Required task:
Write the data out again exactly, dropping any images it holds.

Data segment:
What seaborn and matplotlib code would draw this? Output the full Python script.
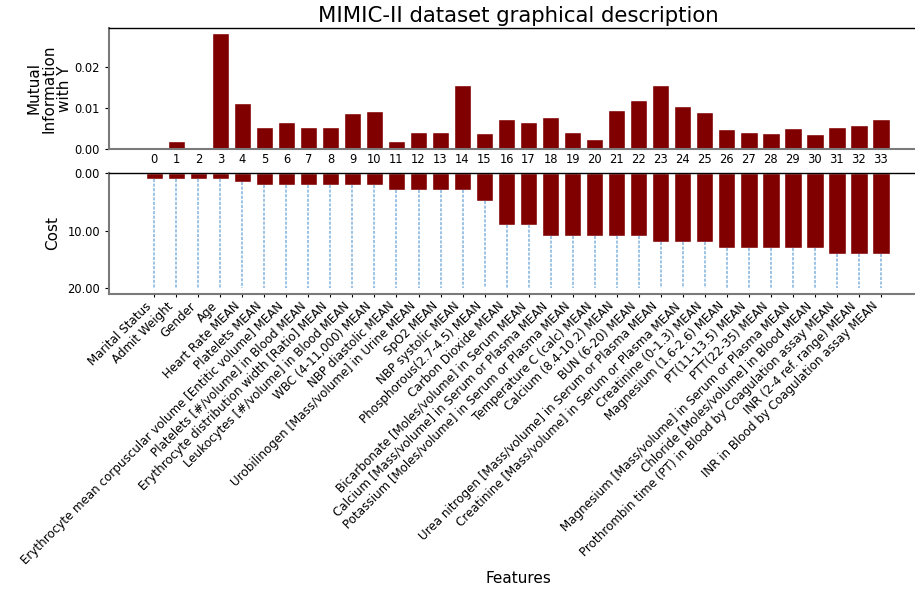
import matplotlib
matplotlib.use("Agg")
import matplotlib.pyplot as plt
import seaborn as sns
import numpy as np
import pandas as pd

features = [
    "Marital Status", "Admit Weight", "Gender", "Age", "Heart Rate MEAN",
    "Platelets MEAN",
    "Erythrocyte mean corpuscular volume [Entitic volume] MEAN",
    "Platelets [#/volume] in Blood MEAN",
    "Erythrocyte distribution width [Ratio] MEAN",
    "Leukocytes [#/volume] in Blood MEAN",
    "WBC (4-11,000) MEAN", "NBP diastolic MEAN",
    "Urobilinogen [Mass/volume] in Urine MEAN", "SpO2 MEAN",
    "NBP systolic MEAN", "Phosphorous(2.7-4.5) MEAN", "Carbon Dioxide MEAN",
    "Bicarbonate [Moles/volume] in Serum MEAN",
    "Calcium [Mass/volume] in Serum or Plasma MEAN",
    "Potassium [Moles/volume] in Serum or Plasma MEAN",
    "Temperature C (calc) MEAN", "Calcium (8.4-10.2) MEAN", "BUN (6-20) MEAN",
    "Urea nitrogen [Mass/volume] in Serum or Plasma MEAN",
    "Creatinine [Mass/volume] in Serum or Plasma MEAN",
    "Creatinine (0-1.3) MEAN", "Magnesium (1.6-2.6) MEAN", "PT(11-13.5) MEAN",
    "PTT(22-35) MEAN",
    "Magnesium [Mass/volume] in Serum or Plasma MEAN",
    "Chloride [Moles/volume] in Blood MEAN",
    "Prothrombin time (PT) in Blood by Coagulation assay MEAN",
    "INR (2-4 ref. range) MEAN",
    "INR in Blood by Coagulation assay MEAN",
]

mutual_info = [
    0.0, 0.0020, 0.0, 0.0283, 0.0111, 0.0054, 0.0066, 0.0054, 0.0054, 0.0088,
    0.0093, 0.0020, 0.0042, 0.0042, 0.0157, 0.0039, 0.0074, 0.0066, 0.0079,
    0.0042, 0.0025, 0.0096, 0.0120, 0.0157, 0.0106, 0.0091, 0.0049, 0.0042,
    0.0039, 0.0052, 0.0037, 0.0054, 0.0059, 0.0074,
]

cost = [
    1, 1, 1, 1, 1.5, 2, 2, 2, 2, 2, 2, 3, 3, 3, 3, 4.8, 9, 9, 11, 11, 11, 11,
    11, 12, 12, 12, 13, 13, 13, 13, 13, 14, 14, 14,
]

max_cost = 20

df = pd.DataFrame({
    "idx": np.arange(len(features)),
    "mi": mutual_info,
    "cost": cost,
})

sns.set_style("ticks")
plt.rcParams["font.family"] = ["DejaVu Sans"]
plt.rcParams["text.color"] = "black"
plt.rcParams["axes.labelcolor"] = "black"
plt.rcParams["xtick.color"] = "black"
plt.rcParams["ytick.color"] = "black"

bar_color = "#800000"
spine_grey = "#7a7a7a"
tick_fs = 8.3
xlab_fs = 8.6
label_fs = 11

fig = plt.figure(figsize=(9.15, 5.9), dpi=100)
W, H = 915, 590
left = 109 / W
width = (927 - 109) / W
ax1 = fig.add_axes([left, 1 - 149 / H, width, 121 / H])
ax2 = fig.add_axes([left, 1 - 294 / H, width, 121 / H])

# Upper panel: mutual information of each feature with the target
sns.barplot(data=df, x="idx", y="mi", ax=ax1, color=bar_color,
            saturation=1, width=0.8, order=list(df["idx"]))
ax1.set_xlim(-2.06, 35.1)
ax1.set_ylim(0, 0.0295)
ax1.set_yticks([0.0, 0.01, 0.02])
ax1.set_yticklabels([f"{v:.2f}" for v in [0.0, 0.01, 0.02]])
ax1.set_xticks(df["idx"])
ax1.set_xticklabels([str(i) for i in df["idx"]])
ax1.tick_params(axis="x", length=0, pad=3, labelsize=tick_fs)
ax1.tick_params(axis="y", length=3, labelsize=tick_fs)
ax1.set_xlabel("")
ax1.set_ylabel("Mutual\nInformation\nwith Y", fontsize=label_fs,
               labelpad=2, linespacing=1.0)
ax1.set_title("MIMIC-II dataset graphical description", fontsize=15.3, pad=4)

# Lower panel: acquisition cost, drawn downwards
sns.barplot(data=df, x="idx", y="cost", ax=ax2, color=bar_color,
            saturation=1, width=0.8, order=list(df["idx"]))
ax2.vlines(df["idx"], df["cost"], max_cost, colors="#6aa6d6", alpha=0.85,
           linestyles=(0, (2, 1)), linewidth=1.1)
ax2.set_xlim(-2.06, 35.1)
ax2.set_ylim(21, 0)
ax2.set_yticks([0, 10, 20])
ax2.set_yticklabels([f"{v:.2f}" for v in [0, 10, 20]])
ax2.set_xticks(df["idx"])
ax2.set_xticklabels(features, rotation=45, ha="right")
ax2.tick_params(axis="x", length=2, pad=2, labelsize=xlab_fs)
ax2.tick_params(axis="y", length=3, labelsize=tick_fs)
ax2.set_ylabel("Cost", fontsize=label_fs, labelpad=5)
ax2.set_xlabel("Features", fontsize=label_fs, labelpad=3)

for ax in (ax1, ax2):
    ax.spines["right"].set_visible(False)
    ax.spines["top"].set_visible(True)
    ax.spines["top"].set_color("black")
    ax.spines["top"].set_linewidth(1.0)
    for side in ("left", "bottom"):
        ax.spines[side].set_color(spine_grey)
        ax.spines[side].set_linewidth(1.5)

fig.savefig("out.png", dpi=100)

The output:
What seaborn and matplotlib code would draw this? Output the full Python script.
import matplotlib
matplotlib.use("Agg")
import matplotlib.pyplot as plt
import seaborn as sns
import numpy as np
import pandas as pd

features = [
    "Marital Status", "Admit Weight", "Gender", "Age", "Heart Rate MEAN",
    "Platelets MEAN",
    "Erythrocyte mean corpuscular volume [Entitic volume] MEAN",
    "Platelets [#/volume] in Blood MEAN",
    "Erythrocyte distribution width [Ratio] MEAN",
    "Leukocytes [#/volume] in Blood MEAN",
    "WBC (4-11,000) MEAN", "NBP diastolic MEAN",
    "Urobilinogen [Mass/volume] in Urine MEAN", "SpO2 MEAN",
    "NBP systolic MEAN", "Phosphorous(2.7-4.5) MEAN", "Carbon Dioxide MEAN",
    "Bicarbonate [Moles/volume] in Serum MEAN",
    "Calcium [Mass/volume] in Serum or Plasma MEAN",
    "Potassium [Moles/volume] in Serum or Plasma MEAN",
    "Temperature C (calc) MEAN", "Calcium (8.4-10.2) MEAN", "BUN (6-20) MEAN",
    "Urea nitrogen [Mass/volume] in Serum or Plasma MEAN",
    "Creatinine [Mass/volume] in Serum or Plasma MEAN",
    "Creatinine (0-1.3) MEAN", "Magnesium (1.6-2.6) MEAN", "PT(11-13.5) MEAN",
    "PTT(22-35) MEAN",
    "Magnesium [Mass/volume] in Serum or Plasma MEAN",
    "Chloride [Moles/volume] in Blood MEAN",
    "Prothrombin time (PT) in Blood by Coagulation assay MEAN",
    "INR (2-4 ref. range) MEAN",
    "INR in Blood by Coagulation assay MEAN",
]

mutual_info = [
    0.0, 0.0020, 0.0, 0.0283, 0.0111, 0.0054, 0.0066, 0.0054, 0.0054, 0.0088,
    0.0093, 0.0020, 0.0042, 0.0042, 0.0157, 0.0039, 0.0074, 0.0066, 0.0079,
    0.0042, 0.0025, 0.0096, 0.0120, 0.0157, 0.0106, 0.0091, 0.0049, 0.0042,
    0.0039, 0.0052, 0.0037, 0.0054, 0.0059, 0.0074,
]

cost = [
    1, 1, 1, 1, 1.5, 2, 2, 2, 2, 2, 2, 3, 3, 3, 3, 4.8, 9, 9, 11, 11, 11, 11,
    11, 12, 12, 12, 13, 13, 13, 13, 13, 14, 14, 14,
]

max_cost = 20

df = pd.DataFrame({
    "idx": np.arange(len(features)),
    "mi": mutual_info,
    "cost": cost,
})

sns.set_style("ticks")
plt.rcParams["font.family"] = ["DejaVu Sans"]
plt.rcParams["text.color"] = "black"
plt.rcParams["axes.labelcolor"] = "black"
plt.rcParams["xtick.color"] = "black"
plt.rcParams["ytick.color"] = "black"

bar_color = "#800000"
spine_grey = "#7a7a7a"
tick_fs = 8.3
xlab_fs = 8.6
label_fs = 11

fig = plt.figure(figsize=(9.15, 5.9), dpi=100)
W, H = 915, 590
left = 109 / W
width = (927 - 109) / W
ax1 = fig.add_axes([left, 1 - 149 / H, width, 121 / H])
ax2 = fig.add_axes([left, 1 - 294 / H, width, 121 / H])

# Upper panel: mutual information of each feature with the target
sns.barplot(data=df, x="idx", y="mi", ax=ax1, color=bar_color,
            saturation=1, width=0.8, order=list(df["idx"]))
ax1.set_xlim(-2.06, 35.1)
ax1.set_ylim(0, 0.0295)
ax1.set_yticks([0.0, 0.01, 0.02])
ax1.set_yticklabels([f"{v:.2f}" for v in [0.0, 0.01, 0.02]])
ax1.set_xticks(df["idx"])
ax1.set_xticklabels([str(i) for i in df["idx"]])
ax1.tick_params(axis="x", length=0, pad=3, labelsize=tick_fs)
ax1.tick_params(axis="y", length=3, labelsize=tick_fs)
ax1.set_xlabel("")
ax1.set_ylabel("Mutual\nInformation\nwith Y", fontsize=label_fs,
               labelpad=2, linespacing=1.0)
ax1.set_title("MIMIC-II dataset graphical description", fontsize=15.3, pad=4)

# Lower panel: acquisition cost, drawn downwards
sns.barplot(data=df, x="idx", y="cost", ax=ax2, color=bar_color,
            saturation=1, width=0.8, order=list(df["idx"]))
ax2.vlines(df["idx"], df["cost"], max_cost, colors="#6aa6d6", alpha=0.85,
           linestyles=(0, (2, 1)), linewidth=1.1)
ax2.set_xlim(-2.06, 35.1)
ax2.set_ylim(21, 0)
ax2.set_yticks([0, 10, 20])
ax2.set_yticklabels([f"{v:.2f}" for v in [0, 10, 20]])
ax2.set_xticks(df["idx"])
ax2.set_xticklabels(features, rotation=45, ha="right")
ax2.tick_params(axis="x", length=2, pad=2, labelsize=xlab_fs)
ax2.tick_params(axis="y", length=3, labelsize=tick_fs)
ax2.set_ylabel("Cost", fontsize=label_fs, labelpad=5)
ax2.set_xlabel("Features", fontsize=label_fs, labelpad=3)

for ax in (ax1, ax2):
    ax.spines["right"].set_visible(False)
    ax.spines["top"].set_visible(True)
    ax.spines["top"].set_color("black")
    ax.spines["top"].set_linewidth(1.0)
    for side in ("left", "bottom"):
        ax.spines[side].set_color(spine_grey)
        ax.spines[side].set_linewidth(1.5)

fig.savefig("out.png", dpi=100)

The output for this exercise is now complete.